WHAT IS NEEDED - Omit the pictures and print exactly the lines of the listing below, starting at the first and ending at the line containing "oh06_sig_level = [0.732, 0.750, 0.778, 0.839]".

________________________________________

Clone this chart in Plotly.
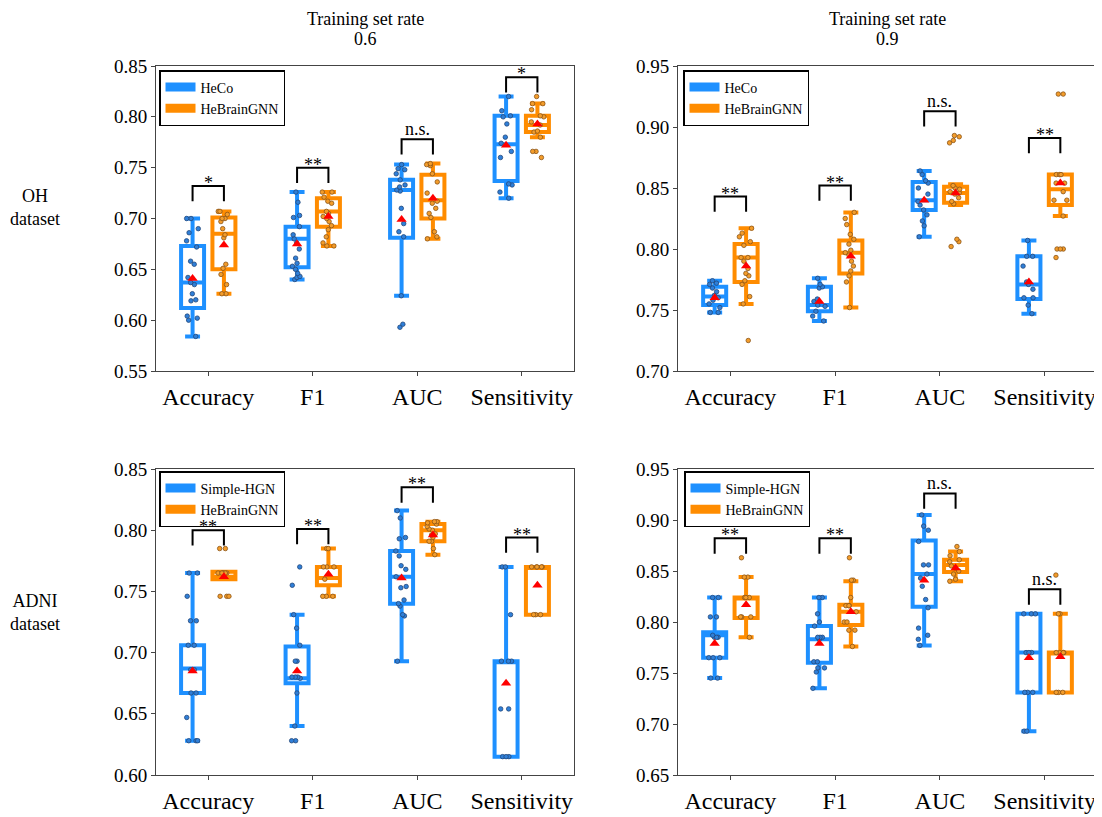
import plotly.graph_objects as go

metrics = ["Accuracy", "F1", "AUC", "Sensitivity"]
row_titles = ["OH<br>dataset", "ADNI<br>dataset"]
col_title = "Training set rate"
col_rates = ["0.6", "0.9"]

# ---------------- OH dataset, training rate 0.6 (HeCo vs HeBrainGNN) ----------------
oh06_base_pts = [
    [0.700, 0.700, 0.690, 0.686, 0.678, 0.672, 0.658, 0.655, 0.642, 0.637, 0.635, 0.626, 0.620, 0.619, 0.604, 0.602, 0.600, 0.584],
    [0.726, 0.716, 0.703, 0.701, 0.692, 0.684, 0.680, 0.676, 0.670, 0.661, 0.656, 0.653, 0.650, 0.646, 0.643, 0.642, 0.640],
    [0.753, 0.749, 0.748, 0.744, 0.738, 0.733, 0.731, 0.728, 0.727, 0.710, 0.695, 0.687, 0.682, 0.624, 0.596, 0.593],
    [0.820, 0.806, 0.801, 0.800, 0.793, 0.780, 0.774, 0.766, 0.760, 0.734, 0.733, 0.726, 0.720],
]
oh06_base_box = dict(lf=[0.584, 0.640, 0.624, 0.720], q1=[0.612, 0.652, 0.681, 0.737],
                     med=[0.637, 0.680, 0.728, 0.773], q3=[0.673, 0.692, 0.738, 0.801],
                     uf=[0.700, 0.726, 0.753, 0.820], mean=[0.641, 0.675, 0.699, 0.772])
oh06_ours_pts = [
    [0.707, 0.707, 0.704, 0.700, 0.700, 0.697, 0.690, 0.684, 0.681, 0.655, 0.651, 0.645, 0.635, 0.626, 0.626],
    [0.726, 0.726, 0.721, 0.717, 0.715, 0.707, 0.705, 0.702, 0.700, 0.697, 0.693, 0.689, 0.682, 0.676, 0.673, 0.673],
    [0.754, 0.753, 0.752, 0.744, 0.736, 0.725, 0.717, 0.715, 0.710, 0.705, 0.701, 0.687, 0.682, 0.680],
    [0.820, 0.813, 0.813, 0.807, 0.801, 0.800, 0.795, 0.792, 0.786, 0.785, 0.780, 0.766, 0.766, 0.760],
]
oh06_ours_box = dict(lf=[0.626, 0.673, 0.680, 0.780], q1=[0.650, 0.692, 0.700, 0.785],
                     med=[0.685, 0.707, 0.718, 0.792], q3=[0.701, 0.720, 0.743, 0.801],
                     uf=[0.707, 0.726, 0.754, 0.813], mean=[0.674, 0.702, 0.720, 0.793])
oh06_sig = ["*", "**", "n.s.", "*"]
oh06_sig_level = [0.732, 0.750, 0.778, 0.839]

# ---------------- OH dataset, training rate 0.9 ----------------
oh09_base_pts = [
    [0.774, 0.772, 0.771, 0.768, 0.765, 0.762, 0.760, 0.758, 0.755, 0.752, 0.748, 0.748],
    [0.776, 0.771, 0.769, 0.768, 0.759, 0.757, 0.754, 0.753, 0.749, 0.745, 0.741],
    [0.864, 0.861, 0.856, 0.854, 0.850, 0.845, 0.839, 0.836, 0.832, 0.828, 0.823, 0.819, 0.810],
    [0.807, 0.794, 0.794, 0.786, 0.773, 0.771, 0.767, 0.760, 0.760, 0.754, 0.747],
]
oh09_base_box = dict(lf=[0.748, 0.741, 0.810, 0.747], q1=[0.754, 0.749, 0.832, 0.759],
                     med=[0.761, 0.754, 0.840, 0.771], q3=[0.769, 0.769, 0.855, 0.794],
                     uf=[0.774, 0.776, 0.864, 0.807], mean=[0.760, 0.757, 0.840, 0.773])
oh09_ours_pts = [
    [0.817, 0.813, 0.810, 0.806, 0.803, 0.793, 0.793, 0.790, 0.784, 0.780, 0.778, 0.774, 0.771, 0.761, 0.755, 0.725],
    [0.830, 0.825, 0.820, 0.812, 0.808, 0.804, 0.799, 0.797, 0.795, 0.790, 0.786, 0.782, 0.778, 0.773, 0.752],
    [0.893, 0.892, 0.889, 0.887, 0.852, 0.850, 0.849, 0.847, 0.846, 0.845, 0.842, 0.839, 0.837, 0.808, 0.806, 0.802],
    [0.927, 0.927, 0.861, 0.861, 0.861, 0.854, 0.854, 0.847, 0.840, 0.840, 0.827, 0.800, 0.800, 0.800, 0.793],
]
oh09_ours_box = dict(lf=[0.755, 0.752, 0.836, 0.827], q1=[0.773, 0.780, 0.838, 0.836],
                     med=[0.793, 0.797, 0.846, 0.849], q3=[0.804, 0.807, 0.851, 0.861],
                     uf=[0.817, 0.830, 0.853, 0.861], mean=[0.786, 0.794, 0.846, 0.854])
oh09_sig = ["**", "**", "n.s.", "**"]
oh09_sig_level = [0.843, 0.852, 0.913, 0.891]

# ---------------- ADNI dataset, training rate 0.6 (Simple-HGN vs HeBrainGNN) ----------------
adni06_base_pts = [
    [0.765, 0.765, 0.746, 0.726, 0.726, 0.706, 0.706, 0.686, 0.686, 0.686, 0.667, 0.667, 0.647, 0.628, 0.628, 0.628],
    [0.770, 0.755, 0.731, 0.720, 0.706, 0.693, 0.693, 0.680, 0.680, 0.680, 0.679, 0.667, 0.640, 0.628, 0.628],
    [0.816, 0.810, 0.794, 0.793, 0.783, 0.779, 0.771, 0.768, 0.762, 0.754, 0.753, 0.743, 0.740, 0.738, 0.731, 0.730, 0.693],
    [0.770, 0.770, 0.731, 0.693, 0.693, 0.693, 0.654, 0.654, 0.615, 0.615, 0.615],
]
adni06_base_box = dict(lf=[0.628, 0.640, 0.693, 0.615], q1=[0.667, 0.675, 0.740, 0.615],
                       med=[0.687, 0.679, 0.762, 0.693], q3=[0.706, 0.705, 0.783, 0.693],
                       uf=[0.765, 0.731, 0.816, 0.770], mean=[0.685, 0.685, 0.761, 0.675])
adni06_ours_pts = [
    [0.785, 0.785, 0.765, 0.765, 0.765, 0.765, 0.765, 0.765, 0.746, 0.746, 0.746],
    [0.785, 0.785, 0.770, 0.770, 0.770, 0.760, 0.746, 0.746, 0.746],
    [0.807, 0.807, 0.806, 0.805, 0.803, 0.801, 0.800, 0.797, 0.796, 0.794, 0.791, 0.791, 0.785, 0.780],
    [0.770, 0.770, 0.770, 0.770, 0.770, 0.731, 0.731, 0.731],
]
adni06_ours_box = dict(lf=[0.760, 0.746, 0.780, 0.731], q1=[0.760, 0.755, 0.791, 0.731],
                       med=[0.762, 0.761, 0.800, 0.770], q3=[0.766, 0.770, 0.805, 0.770],
                       uf=[0.766, 0.785, 0.807, 0.770], mean=[0.762, 0.764, 0.796, 0.755])
adni06_sig = ["**", "**", "**", "**"]
adni06_sig_level = [0.800, 0.801, 0.835, 0.794]

# ---------------- ADNI dataset, training rate 0.9 ----------------
adni09_base_pts = [
    [0.824, 0.824, 0.805, 0.805, 0.787, 0.785, 0.785, 0.785, 0.765, 0.765, 0.765, 0.745, 0.745],
    [0.824, 0.824, 0.808, 0.800, 0.796, 0.785, 0.785, 0.785, 0.783, 0.761, 0.761, 0.755, 0.755, 0.751, 0.735],
    [0.905, 0.894, 0.890, 0.879, 0.856, 0.856, 0.847, 0.843, 0.835, 0.822, 0.814, 0.794, 0.787, 0.783, 0.777],
    [0.808, 0.808, 0.808, 0.770, 0.770, 0.770, 0.731, 0.731, 0.731, 0.693, 0.693],
]
adni09_base_box = dict(lf=[0.745, 0.735, 0.777, 0.693], q1=[0.765, 0.760, 0.815, 0.731],
                       med=[0.787, 0.783, 0.847, 0.770], q3=[0.790, 0.796, 0.880, 0.808],
                       uf=[0.824, 0.824, 0.905, 0.808], mean=[0.779, 0.779, 0.841, 0.765])
adni09_ours_pts = [
    [0.863, 0.844, 0.844, 0.824, 0.824, 0.824, 0.805, 0.805, 0.805, 0.785],
    [0.863, 0.841, 0.841, 0.824, 0.816, 0.816, 0.816, 0.810, 0.800, 0.800, 0.792, 0.792, 0.776],
    [0.874, 0.869, 0.865, 0.861, 0.859, 0.855, 0.853, 0.850, 0.847, 0.842, 0.840],
    [0.846, 0.808, 0.808, 0.770, 0.770, 0.770, 0.770, 0.731, 0.731, 0.731],
]
adni09_ours_box = dict(lf=[0.785, 0.776, 0.840, 0.731], q1=[0.804, 0.797, 0.849, 0.731],
                       med=[0.824, 0.810, 0.856, 0.770], q3=[0.824, 0.817, 0.861, 0.770],
                       uf=[0.844, 0.840, 0.869, 0.808], mean=[0.817, 0.810, 0.853, 0.766])
adni09_sig = ["**", "**", "n.s.", "n.s."]
adni09_sig_level = [0.882, 0.882, 0.926, 0.832]

y_ranges = [[0.55, 0.85], [0.70, 0.95], [0.60, 0.85], [0.65, 0.95]]
baseline_names = ["HeCo", "HeCo", "Simple-HGN", "Simple-HGN"]
ours_name = "HeBrainGNN"

panels = [
    (oh06_base_pts, oh06_base_box, oh06_ours_pts, oh06_ours_box, oh06_sig, oh06_sig_level),
    (oh09_base_pts, oh09_base_box, oh09_ours_pts, oh09_ours_box, oh09_sig, oh09_sig_level),
    (adni06_base_pts, adni06_base_box, adni06_ours_pts, adni06_ours_box, adni06_sig, adni06_sig_level),
    (adni09_base_pts, adni09_base_box, adni09_ours_pts, adni09_ours_box, adni09_sig, adni09_sig_level),
]

# ---------------- styling / layout ----------------
W, H = 1102, 817          # target picture
OX, OY = 8, 8             # page body margin
FW, FH = W - OX, H - OY   # figure size
BLUE = "#1E90FF"
ORANGE = "#FF8C00"
FONT = "Liberation Serif"
OFFSET = 0.15
BOXW = 0.22


def px(X):
    return (X - OX) / FW


def py(Y):
    return 1 - (Y - OY) / FH


x_dom = [[px(156), px(574)], [px(678), px(1097)]]
y_dom = [[py(371), py(66)], [py(775), py(469)]]
legend_pos = [(159, 70), (683, 70), (159, 471), (684, 471)]

fig = go.Figure()
shapes, annotations = [], []
layout = dict(
    width=FW, height=FH, autosize=False,
    margin=dict(l=0, r=0, t=0, b=0, pad=0),
    paper_bgcolor="white", plot_bgcolor="white",
    font=dict(family=FONT, color="black", size=18),
    showlegend=True,
)

for p, (bpts, bbox, opts, obox, sig, siglev) in enumerate(panels):
    r, c = divmod(p, 2)
    n = "" if p == 0 else str(p + 1)
    xa, ya = "x" + n, "y" + n
    leg = "legend" + n
    idx = list(range(len(metrics)))
    xb = [i - OFFSET for i in idx]
    xo = [i + OFFSET for i in idx]

    for xs, pts, box, col, ptc, edge in [
        (xb, bpts, bbox, BLUE, "#2F7FD8", "#23477a"),
        (xo, opts, obox, ORANGE, "#F39C2A", "#8a5418"),
    ]:
        fig.add_trace(go.Box(
            x=xs, y=pts, q1=box["q1"], median=box["med"], q3=box["q3"],
            lowerfence=box["lf"], upperfence=box["uf"],
            boxpoints="all", jitter=0.6, pointpos=0,
            width=BOXW, whiskerwidth=0.65,
            line=dict(color=col, width=4), fillcolor="white",
            marker=dict(size=4.5, color=ptc, line=dict(color=edge, width=0.8)),
            showlegend=False, xaxis=xa, yaxis=ya, hoverinfo="skip",
        ))
        fig.add_trace(go.Scatter(
            x=xs, y=box["mean"], mode="markers",
            marker=dict(symbol="triangle-up", size=9, color="red"),
            showlegend=False, xaxis=xa, yaxis=ya, hoverinfo="skip",
        ))

    # legend entries
    for name, col in [(baseline_names[p], BLUE), (ours_name, ORANGE)]:
        fig.add_trace(go.Scatter(
            x=[None], y=[None], mode="lines", name=name,
            line=dict(color=col, width=9), legend=leg,
            xaxis=xa, yaxis=ya,
        ))
    lx, ly = legend_pos[p]
    layout[leg] = dict(
        x=px(lx), y=py(ly), xanchor="left", yanchor="top",
        bgcolor="white", bordercolor="black", borderwidth=1.5,
        font=dict(family=FONT, size=14, color="black"),
        tracegroupgap=0, itemwidth=30,
    )

    # significance brackets
    yr = y_ranges[p]
    tick = 0.05 * (yr[1] - yr[0])
    for i in idx:
        yt = siglev[i]
        yb = yt - tick
        shapes.append(dict(
            type="path", xref=xa, yref=ya,
            path=f"M {xb[i]},{yb} L {xb[i]},{yt} L {xo[i]},{yt} L {xo[i]},{yb}",
            line=dict(color="black", width=2),
        ))
        is_star = sig[i].startswith("*")
        annotations.append(dict(
            x=(xb[i] + xo[i]) / 2, y=yt, xref=xa, yref=ya,
            text=sig[i], showarrow=False, yanchor="bottom",
            yshift=-9 if is_star else -2,
            font=dict(family=FONT, size=18, color="black"),
        ))

    axis_common = dict(showline=True, linecolor="#444", linewidth=1, mirror=True,
                       ticks="outside", ticklen=4, tickcolor="#444", showgrid=False,
                       zeroline=False, automargin=False)
    layout["xaxis" + n] = dict(
        domain=x_dom[c], anchor=ya, range=[-0.5, len(metrics) - 0.5],
        tickmode="array", tickvals=idx, ticktext=metrics,
        tickfont=dict(family=FONT, size=24, color="black"), **axis_common)
    layout["yaxis" + n] = dict(
        domain=y_dom[r], anchor=xa, range=yr, dtick=0.05, tick0=0,
        tickformat=".2f", tickfont=dict(family=FONT, size=19, color="black"),
        **axis_common)

# column titles (two lines) and row titles
for c, rate in enumerate(col_rates):
    xc = (x_dom[c][0] + x_dom[c][1]) / 2
    for txt, yc in [(col_title, 19), (rate, 39)]:
        annotations.append(dict(
            x=xc, y=py(yc), xref="paper", yref="paper",
            text=txt, showarrow=False, xanchor="center", yanchor="middle",
            font=dict(family=FONT, size=18, color="black"),
        ))
for r, (t, yc) in enumerate(zip(row_titles, [207, 612])):
    annotations.append(dict(
        x=px(35), y=py(yc), xref="paper", yref="paper",
        text=t, showarrow=False, xanchor="center", yanchor="middle",
        font=dict(family=FONT, size=18, color="black"),
    ))

layout["shapes"] = shapes
layout["annotations"] = annotations
fig.update_layout(**layout)
fig.write_html("out.html")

________________________________________

TASK OUTPUT -
Clone this chart in Plotly.
import plotly.graph_objects as go

metrics = ["Accuracy", "F1", "AUC", "Sensitivity"]
row_titles = ["OH<br>dataset", "ADNI<br>dataset"]
col_title = "Training set rate"
col_rates = ["0.6", "0.9"]

# ---------------- OH dataset, training rate 0.6 (HeCo vs HeBrainGNN) ----------------
oh06_base_pts = [
    [0.700, 0.700, 0.690, 0.686, 0.678, 0.672, 0.658, 0.655, 0.642, 0.637, 0.635, 0.626, 0.620, 0.619, 0.604, 0.602, 0.600, 0.584],
    [0.726, 0.716, 0.703, 0.701, 0.692, 0.684, 0.680, 0.676, 0.670, 0.661, 0.656, 0.653, 0.650, 0.646, 0.643, 0.642, 0.640],
    [0.753, 0.749, 0.748, 0.744, 0.738, 0.733, 0.731, 0.728, 0.727, 0.710, 0.695, 0.687, 0.682, 0.624, 0.596, 0.593],
    [0.820, 0.806, 0.801, 0.800, 0.793, 0.780, 0.774, 0.766, 0.760, 0.734, 0.733, 0.726, 0.720],
]
oh06_base_box = dict(lf=[0.584, 0.640, 0.624, 0.720], q1=[0.612, 0.652, 0.681, 0.737],
                     med=[0.637, 0.680, 0.728, 0.773], q3=[0.673, 0.692, 0.738, 0.801],
                     uf=[0.700, 0.726, 0.753, 0.820], mean=[0.641, 0.675, 0.699, 0.772])
oh06_ours_pts = [
    [0.707, 0.707, 0.704, 0.700, 0.700, 0.697, 0.690, 0.684, 0.681, 0.655, 0.651, 0.645, 0.635, 0.626, 0.626],
    [0.726, 0.726, 0.721, 0.717, 0.715, 0.707, 0.705, 0.702, 0.700, 0.697, 0.693, 0.689, 0.682, 0.676, 0.673, 0.673],
    [0.754, 0.753, 0.752, 0.744, 0.736, 0.725, 0.717, 0.715, 0.710, 0.705, 0.701, 0.687, 0.682, 0.680],
    [0.820, 0.813, 0.813, 0.807, 0.801, 0.800, 0.795, 0.792, 0.786, 0.785, 0.780, 0.766, 0.766, 0.760],
]
oh06_ours_box = dict(lf=[0.626, 0.673, 0.680, 0.780], q1=[0.650, 0.692, 0.700, 0.785],
                     med=[0.685, 0.707, 0.718, 0.792], q3=[0.701, 0.720, 0.743, 0.801],
                     uf=[0.707, 0.726, 0.754, 0.813], mean=[0.674, 0.702, 0.720, 0.793])
oh06_sig = ["*", "**", "n.s.", "*"]
oh06_sig_level = [0.732, 0.750, 0.778, 0.839]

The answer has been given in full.